> [DIRECTIVE] Write the material out again in full, word for word. Do not include the pictures.

> [DATA BLOCK]
◇ ◇ ◇ ◇ ◇

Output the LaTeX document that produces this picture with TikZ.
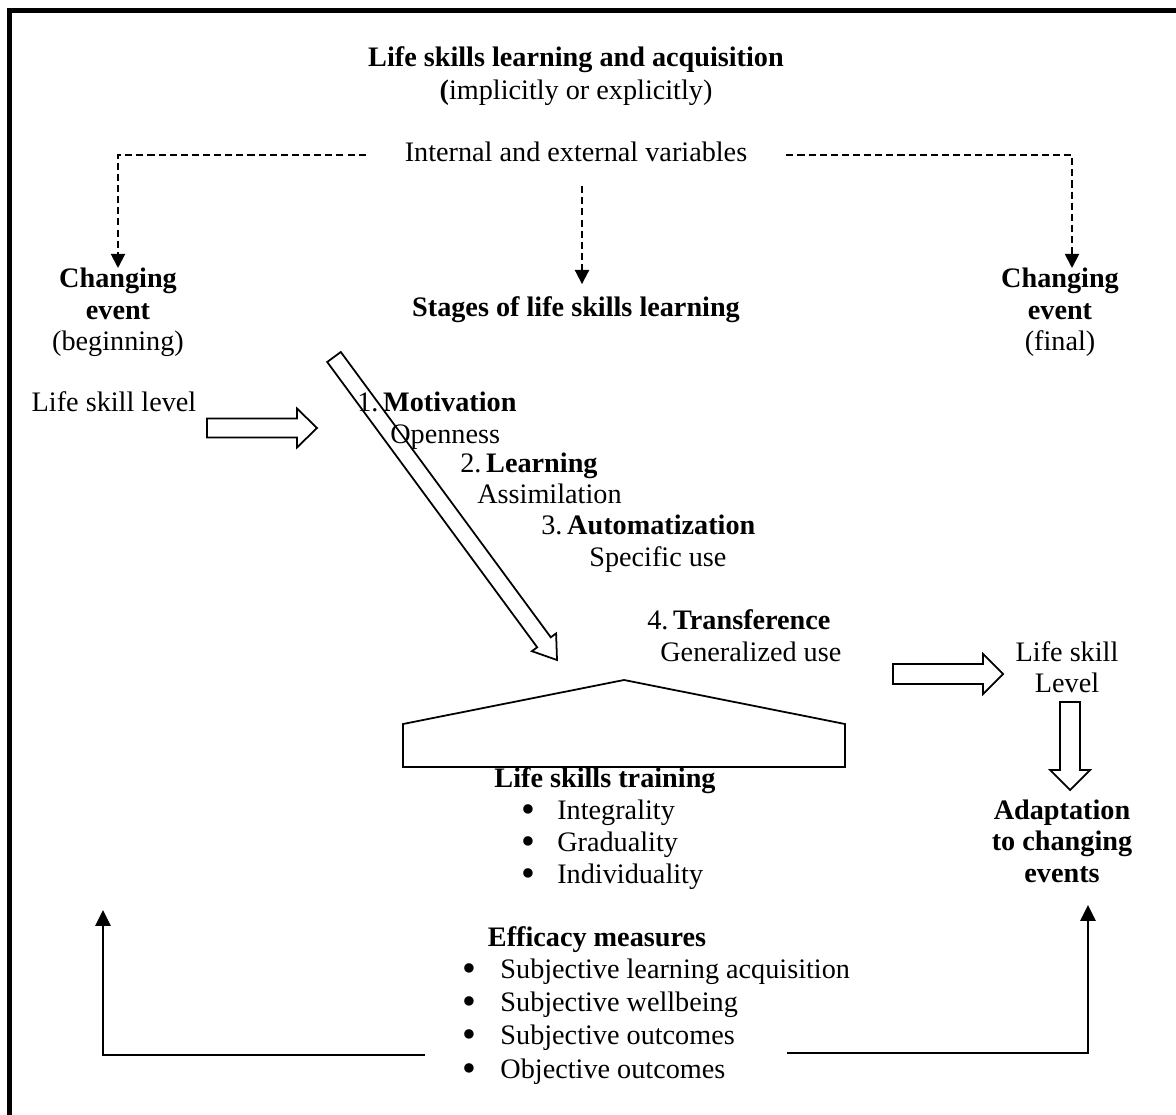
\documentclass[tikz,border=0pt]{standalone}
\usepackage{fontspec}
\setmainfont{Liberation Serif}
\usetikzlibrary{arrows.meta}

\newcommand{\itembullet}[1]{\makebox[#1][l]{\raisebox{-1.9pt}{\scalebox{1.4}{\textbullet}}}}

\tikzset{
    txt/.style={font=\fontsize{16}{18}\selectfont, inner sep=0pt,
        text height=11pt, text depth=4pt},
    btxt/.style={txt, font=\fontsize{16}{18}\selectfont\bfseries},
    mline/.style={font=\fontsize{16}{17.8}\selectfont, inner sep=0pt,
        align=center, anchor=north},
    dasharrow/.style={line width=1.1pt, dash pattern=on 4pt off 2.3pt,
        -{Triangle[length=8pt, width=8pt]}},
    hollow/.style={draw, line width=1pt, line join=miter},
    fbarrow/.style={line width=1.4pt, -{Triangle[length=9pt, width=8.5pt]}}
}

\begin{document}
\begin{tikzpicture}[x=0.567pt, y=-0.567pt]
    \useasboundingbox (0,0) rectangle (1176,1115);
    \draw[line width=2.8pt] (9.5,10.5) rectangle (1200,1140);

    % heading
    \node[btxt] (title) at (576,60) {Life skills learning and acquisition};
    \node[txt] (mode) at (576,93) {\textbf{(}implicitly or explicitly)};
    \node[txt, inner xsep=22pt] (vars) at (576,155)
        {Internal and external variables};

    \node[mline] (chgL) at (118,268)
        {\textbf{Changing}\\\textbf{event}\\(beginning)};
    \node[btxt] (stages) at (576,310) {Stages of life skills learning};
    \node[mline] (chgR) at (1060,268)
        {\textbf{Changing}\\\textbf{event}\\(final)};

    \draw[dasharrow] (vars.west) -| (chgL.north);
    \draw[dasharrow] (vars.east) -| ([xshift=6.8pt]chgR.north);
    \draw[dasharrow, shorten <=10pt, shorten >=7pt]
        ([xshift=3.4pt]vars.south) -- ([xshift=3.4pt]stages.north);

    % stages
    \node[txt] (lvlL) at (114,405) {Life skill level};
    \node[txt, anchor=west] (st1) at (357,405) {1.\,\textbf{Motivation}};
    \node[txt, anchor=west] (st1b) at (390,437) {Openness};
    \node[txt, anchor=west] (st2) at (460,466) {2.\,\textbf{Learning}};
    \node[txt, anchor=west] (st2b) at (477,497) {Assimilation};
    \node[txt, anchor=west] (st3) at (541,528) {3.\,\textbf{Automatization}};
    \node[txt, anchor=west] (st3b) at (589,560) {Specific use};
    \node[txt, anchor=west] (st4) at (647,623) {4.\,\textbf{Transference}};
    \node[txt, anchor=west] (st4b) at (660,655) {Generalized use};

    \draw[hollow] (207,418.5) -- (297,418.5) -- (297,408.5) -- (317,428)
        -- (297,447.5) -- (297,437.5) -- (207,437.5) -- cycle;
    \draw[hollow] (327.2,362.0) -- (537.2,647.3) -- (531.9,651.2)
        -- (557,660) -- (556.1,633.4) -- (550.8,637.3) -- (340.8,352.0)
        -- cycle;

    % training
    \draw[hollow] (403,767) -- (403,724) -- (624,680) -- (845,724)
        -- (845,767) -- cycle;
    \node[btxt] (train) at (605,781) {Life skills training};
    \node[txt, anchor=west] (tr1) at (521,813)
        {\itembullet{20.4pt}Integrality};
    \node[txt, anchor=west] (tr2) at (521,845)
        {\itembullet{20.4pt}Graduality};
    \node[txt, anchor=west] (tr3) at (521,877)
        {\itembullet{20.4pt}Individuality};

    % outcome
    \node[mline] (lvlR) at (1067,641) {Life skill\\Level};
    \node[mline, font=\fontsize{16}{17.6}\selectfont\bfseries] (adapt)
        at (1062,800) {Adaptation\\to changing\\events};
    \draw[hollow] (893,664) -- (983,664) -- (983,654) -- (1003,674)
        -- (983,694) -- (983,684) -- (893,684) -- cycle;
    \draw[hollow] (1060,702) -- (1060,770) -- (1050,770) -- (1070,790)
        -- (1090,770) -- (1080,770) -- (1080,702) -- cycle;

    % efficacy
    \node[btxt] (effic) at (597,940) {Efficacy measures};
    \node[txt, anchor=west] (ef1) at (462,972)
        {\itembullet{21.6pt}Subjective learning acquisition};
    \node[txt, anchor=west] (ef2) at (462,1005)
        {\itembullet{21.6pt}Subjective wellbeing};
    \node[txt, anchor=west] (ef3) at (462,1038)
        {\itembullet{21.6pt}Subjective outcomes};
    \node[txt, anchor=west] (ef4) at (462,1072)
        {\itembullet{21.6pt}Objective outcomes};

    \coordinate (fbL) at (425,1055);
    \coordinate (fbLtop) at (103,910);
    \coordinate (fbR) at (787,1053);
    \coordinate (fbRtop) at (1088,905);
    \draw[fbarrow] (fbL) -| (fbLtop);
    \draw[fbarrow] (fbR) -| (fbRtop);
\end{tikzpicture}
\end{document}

◇ ◇ ◇ ◇ ◇

> [FINAL RESULT]
Output the LaTeX document that produces this picture with TikZ.
\documentclass[tikz,border=0pt]{standalone}
\usepackage{fontspec}
\setmainfont{Liberation Serif}
\usetikzlibrary{arrows.meta}

\newcommand{\itembullet}[1]{\makebox[#1][l]{\raisebox{-1.9pt}{\scalebox{1.4}{\textbullet}}}}

\tikzset{
    txt/.style={font=\fontsize{16}{18}\selectfont, inner sep=0pt,
        text height=11pt, text depth=4pt},
    btxt/.style={txt, font=\fontsize{16}{18}\selectfont\bfseries},
    mline/.style={font=\fontsize{16}{17.8}\selectfont, inner sep=0pt,
        align=center, anchor=north},
    dasharrow/.style={line width=1.1pt, dash pattern=on 4pt off 2.3pt,
        -{Triangle[length=8pt, width=8pt]}},
    hollow/.style={draw, line width=1pt, line join=miter},
    fbarrow/.style={line width=1.4pt, -{Triangle[length=9pt, width=8.5pt]}}
}

\begin{document}
\begin{tikzpicture}[x=0.567pt, y=-0.567pt]
    \useasboundingbox (0,0) rectangle (1176,1115);
    \draw[line width=2.8pt] (9.5,10.5) rectangle (1200,1140);

    % heading
    \node[btxt] (title) at (576,60) {Life skills learning and acquisition};
    \node[txt] (mode) at (576,93) {\textbf{(}implicitly or explicitly)};
    \node[txt, inner xsep=22pt] (vars) at (576,155)
        {Internal and external variables};

    \node[mline] (chgL) at (118,268)
        {\textbf{Changing}\\\textbf{event}\\(beginning)};
    \node[btxt] (stages) at (576,310) {Stages of life skills learning};
    \node[mline] (chgR) at (1060,268)
        {\textbf{Changing}\\\textbf{event}\\(final)};

    \draw[dasharrow] (vars.west) -| (chgL.north);
    \draw[dasharrow] (vars.east) -| ([xshift=6.8pt]chgR.north);
    \draw[dasharrow, shorten <=10pt, shorten >=7pt]
        ([xshift=3.4pt]vars.south) -- ([xshift=3.4pt]stages.north);

    % stages
    \node[txt] (lvlL) at (114,405) {Life skill level};
    \node[txt, anchor=west] (st1) at (357,405) {1.\,\textbf{Motivation}};
    \node[txt, anchor=west] (st1b) at (390,437) {Openness};
    \node[txt, anchor=west] (st2) at (460,466) {2.\,\textbf{Learning}};
    \node[txt, anchor=west] (st2b) at (477,497) {Assimilation};
    \node[txt, anchor=west] (st3) at (541,528) {3.\,\textbf{Automatization}};
    \node[txt, anchor=west] (st3b) at (589,560) {Specific use};
    \node[txt, anchor=west] (st4) at (647,623) {4.\,\textbf{Transference}};
    \node[txt, anchor=west] (st4b) at (660,655) {Generalized use};

    \draw[hollow] (207,418.5) -- (297,418.5) -- (297,408.5) -- (317,428)
        -- (297,447.5) -- (297,437.5) -- (207,437.5) -- cycle;
    \draw[hollow] (327.2,362.0) -- (537.2,647.3) -- (531.9,651.2)
        -- (557,660) -- (556.1,633.4) -- (550.8,637.3) -- (340.8,352.0)
        -- cycle;

    % training
    \draw[hollow] (403,767) -- (403,724) -- (624,680) -- (845,724)
        -- (845,767) -- cycle;
    \node[btxt] (train) at (605,781) {Life skills training};
    \node[txt, anchor=west] (tr1) at (521,813)
        {\itembullet{20.4pt}Integrality};
    \node[txt, anchor=west] (tr2) at (521,845)
        {\itembullet{20.4pt}Graduality};
    \node[txt, anchor=west] (tr3) at (521,877)
        {\itembullet{20.4pt}Individuality};

    % outcome
    \node[mline] (lvlR) at (1067,641) {Life skill\\Level};
    \node[mline, font=\fontsize{16}{17.6}\selectfont\bfseries] (adapt)
        at (1062,800) {Adaptation\\to changing\\events};
    \draw[hollow] (893,664) -- (983,664) -- (983,654) -- (1003,674)
        -- (983,694) -- (983,684) -- (893,684) -- cycle;
    \draw[hollow] (1060,702) -- (1060,770) -- (1050,770) -- (1070,790)
        -- (1090,770) -- (1080,770) -- (1080,702) -- cycle;

    % efficacy
    \node[btxt] (effic) at (597,940) {Efficacy measures};
    \node[txt, anchor=west] (ef1) at (462,972)
        {\itembullet{21.6pt}Subjective learning acquisition};
    \node[txt, anchor=west] (ef2) at (462,1005)
        {\itembullet{21.6pt}Subjective wellbeing};
    \node[txt, anchor=west] (ef3) at (462,1038)
        {\itembullet{21.6pt}Subjective outcomes};
    \node[txt, anchor=west] (ef4) at (462,1072)
        {\itembullet{21.6pt}Objective outcomes};

    \coordinate (fbL) at (425,1055);
    \coordinate (fbLtop) at (103,910);
    \coordinate (fbR) at (787,1053);
    \coordinate (fbRtop) at (1088,905);
    \draw[fbarrow] (fbL) -| (fbLtop);
    \draw[fbarrow] (fbR) -| (fbRtop);
\end{tikzpicture}
\end{document}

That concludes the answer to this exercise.